Call of the Forest
Bob Brand is looking for a lost gold mine. Storm Cloud makes friends with Bob’s son Bobby and to repay Bob for the help he gave the Indians, he gives a map locating the mine to the boy.
This classic Western has a real family feel to it, as it is largely a movie about a father and his young son. Ken Curtis, for whom a Western role was familiar territory, having played Festus in Gunsmoke for years, plays Bob Brand, a ranch-owner and father who is well liked by the locals. Young Bobby has been away from his dad for some time but is coming to live with him, and he is soon to experience the joy of owning and caring for a horse, a black beauty of a stallion named King. But first, he’ll have to be broken by Bob and then Bobby, whose love for him the horse seems to sense. “A boy needs a horse,” Bob told his son. “And if it’s the right horse, the horse will learn to love him too.”
Cowboys rope horses and own ranches, and it’s a life in which young Bobby thrives. His dad is good friends with Sam Harrison (Robert Lowery), but there’s more to Sam than meets the eye. He suspects that Bob has been searching for a lost gold mine in the hills, and he secretly wants to grab it away from Bob if Bob locates it. Sam asks Bob if he’s been breaking away to the badlands as people say, to which Bob replies, “You know how people talk.”
Sam and his partner try to ride to the area where Bob has gone but they are shot at by an Indian named Stormcloud (portrayed by Chief Thundercloud), who knows Bob has helped his people out and would be willing to only allow him near the mine. You see, Stormcloud knows where the mine is located.
Sam tells his partner Gilman that they can get rid of Bob, and his son too. Gilman wants to know how they would get rid of the boy. “Kids have accidents,” he cunningly replies.
The film features some nice gun tricks by Bob, who can flip and turn his guns faster than anyone in the area. He also sings and plays the guitar, and performs a couple of songs, including one with the line, “We’ll ride the prairie that we like the best,” and another one with a, “Yippe Ay ey!” in the tune. He’s adept at playing and singing.
Later, Sam comes and accuses Bob of trying to find the gold mine and calls him a “liar.” Bob doesn’t take to the name calling and they tussle, with Bob licking Sam in the fight. Sam leaves after his whipping, and Bobby lets Bob know he is proud of his dad and that he’s quite a fighter. The father and son share a few touching moments as well as humorous ones. Bob tells Bobby he hopes he’ll be president one day, and Bobby replies, “As long as King can be my Vice-President!” Bob also teaches his son the importance of self-reliance and doing whatever life requires.

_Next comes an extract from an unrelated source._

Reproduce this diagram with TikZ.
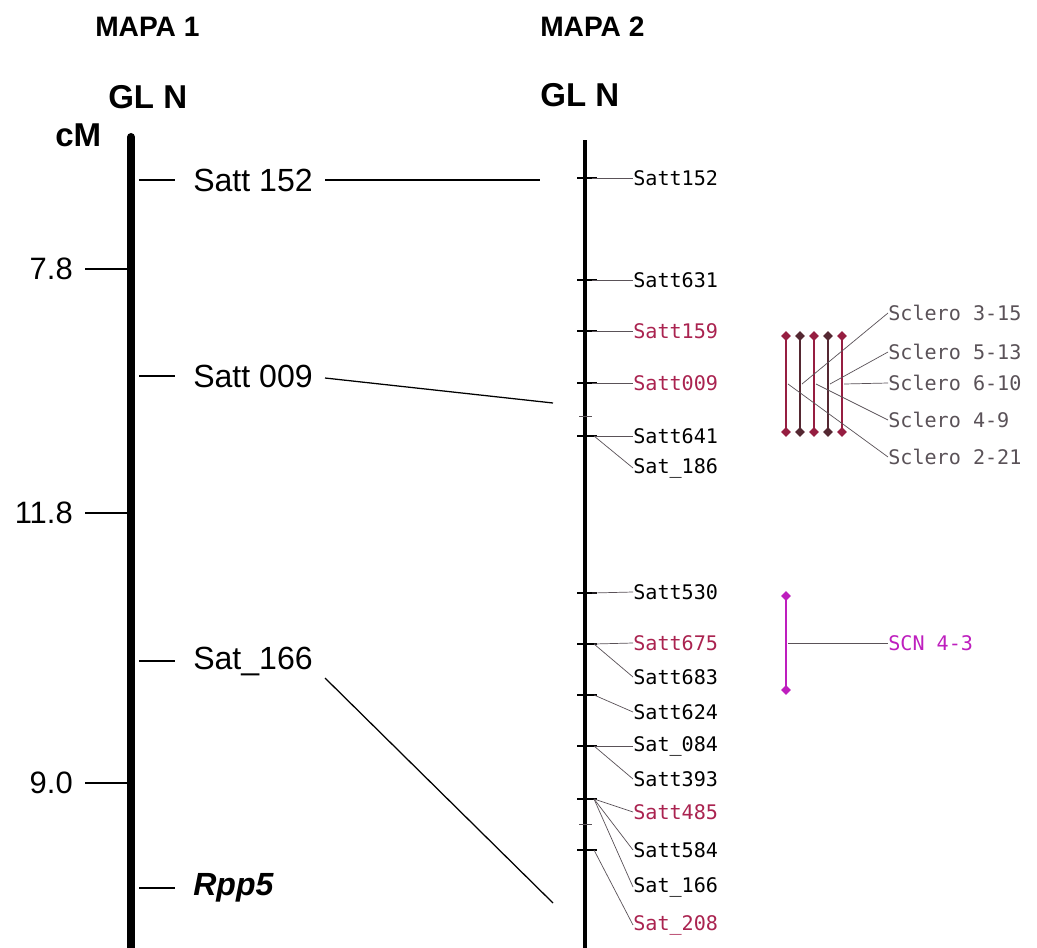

A few shootings take place in the film, and in one scene blood is seen on a man’s forehead. There are a few smoking scenes too. Sam apologizes to Bob for the fight, but only to gain his trust so he can still learn where the gold mine is. He goes after both Bob and Bobby and we won’t give the ending away, but it’s a nail biter for a while and even King has to help in the effort to defeat the bad guys. The film includes great photography, forest and mountain scenes, not to mention every kind of animal from a raccoon to a possum, to a wolf, deer and a bear cub!
Due to the overall wholesome qualities of the show, it has earned our Dove-approved Seal for Ages 12+.
The Dove Take
This thrilling action picture also features tender moments between a father and his young son.